36. Dans sa réponse, la compagnie s’est engagée à harmoniser ses procédures avec les dispositions de la Loi en mettant en œuvre une nouvelle procédure réduisant au minimum l’information laissée par les employés dans les messages téléphoniques à l’intention des clients. La compagnie d’assurance nous a fourni les détails de sa nouvelle procédure de traitement des messages.
37. La compagnie d’assurance a également modifié les procédures internes en vertu desquelles les coordonnées et les préférences des clients en matière de messagerie doivent être mises à jour régulièrement afin d’en assurer l’exactitude. Ces procédures comprennent les modifications à l’information consignée dans son système automatisé de gestion des assurances et l’affichage de cette information à l’intention des utilisateurs du système.
38. Dans l’ensemble, nous sommes d’avis que ces procédures nouvelles et modifiées et leur communication aux employés chargés du service à la clientèle ont permis à la compagnie d’assurance de se conformer aux principes 4.1.4, 4.7 et 4.7.4 de la Loi.

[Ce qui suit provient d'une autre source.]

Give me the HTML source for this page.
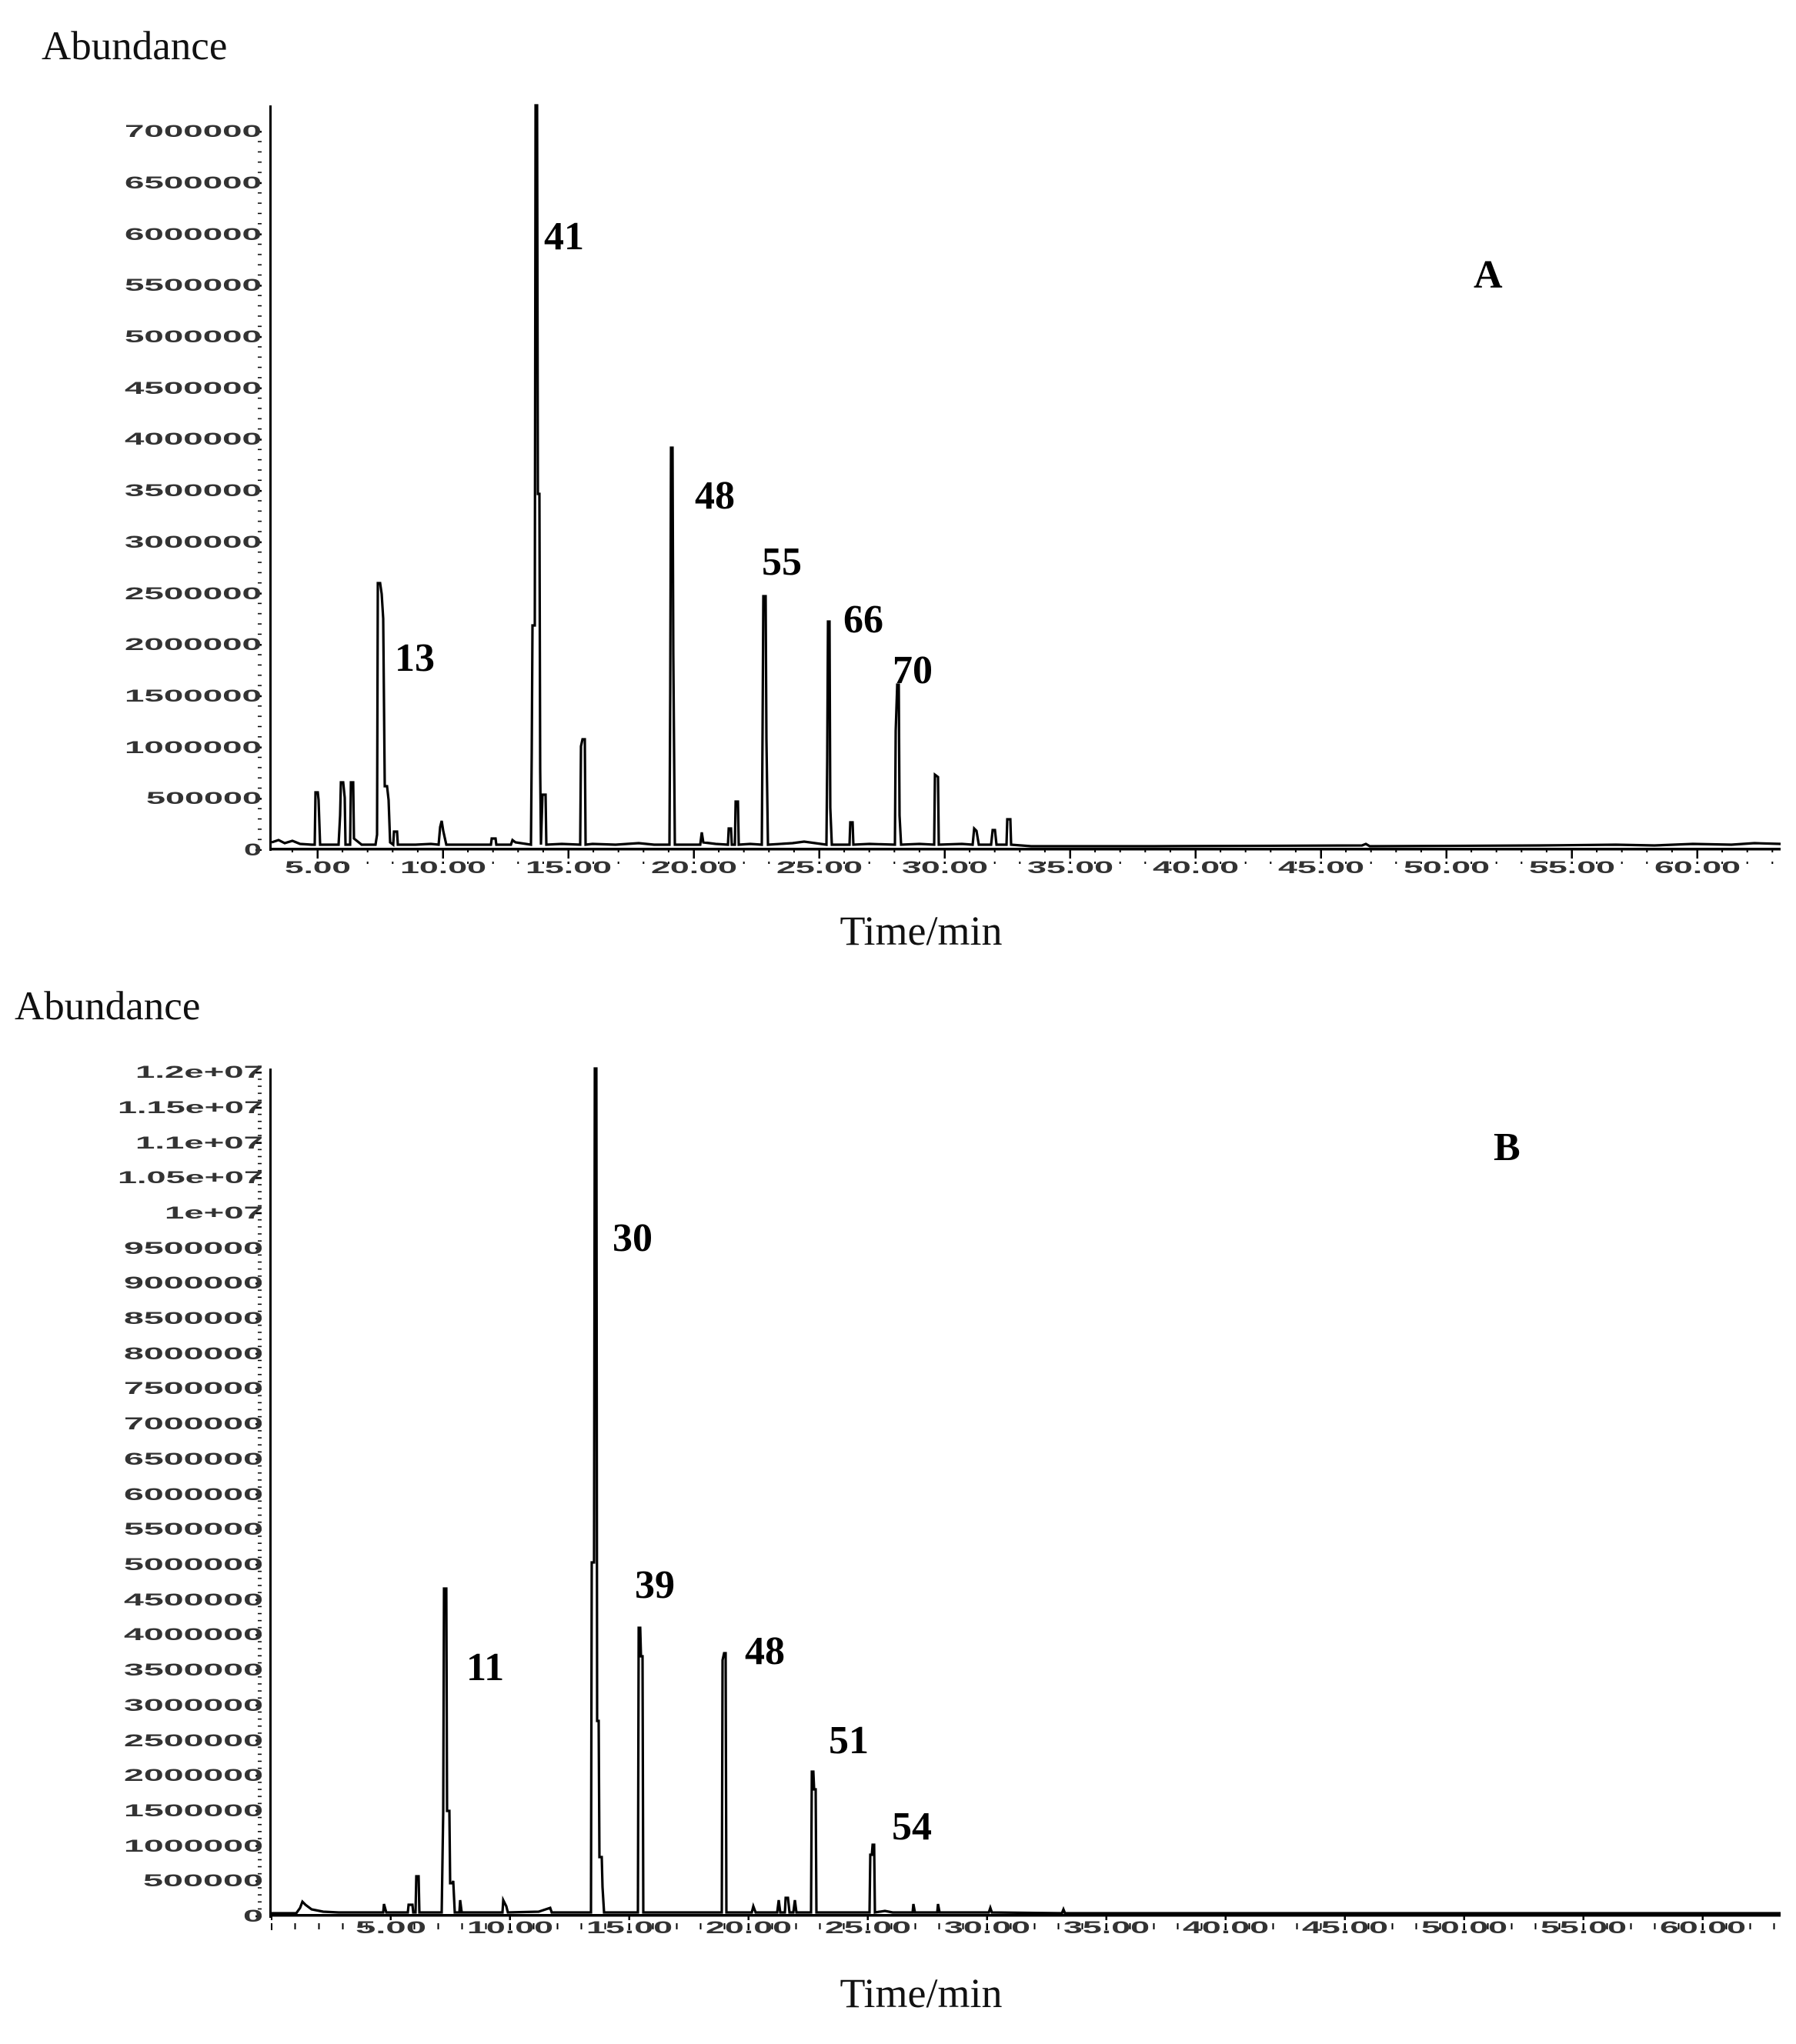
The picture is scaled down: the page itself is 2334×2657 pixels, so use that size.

39. Nous encourageons vivement la compagnie d’assurance et ses employés à suivre ces nouvelles procédures dans leurs activités courantes de communication avec les clients afin d’éviter que des situations similaires à celle dont il est question dans la présente plainte ne se reproduisent.
Conclusion
40. Par conséquent, le Commissariat conclut que la plainte est fondée et résolue.
Autre
41. Nous remarquons que la compagnie d’assurance et la plaignante ont discuté de ce qui constitue une juste indemnisation dans les circonstances. Nous encourageons les deux parties à négocier ensemble directement afin de résoudre la question de l’indemnisation.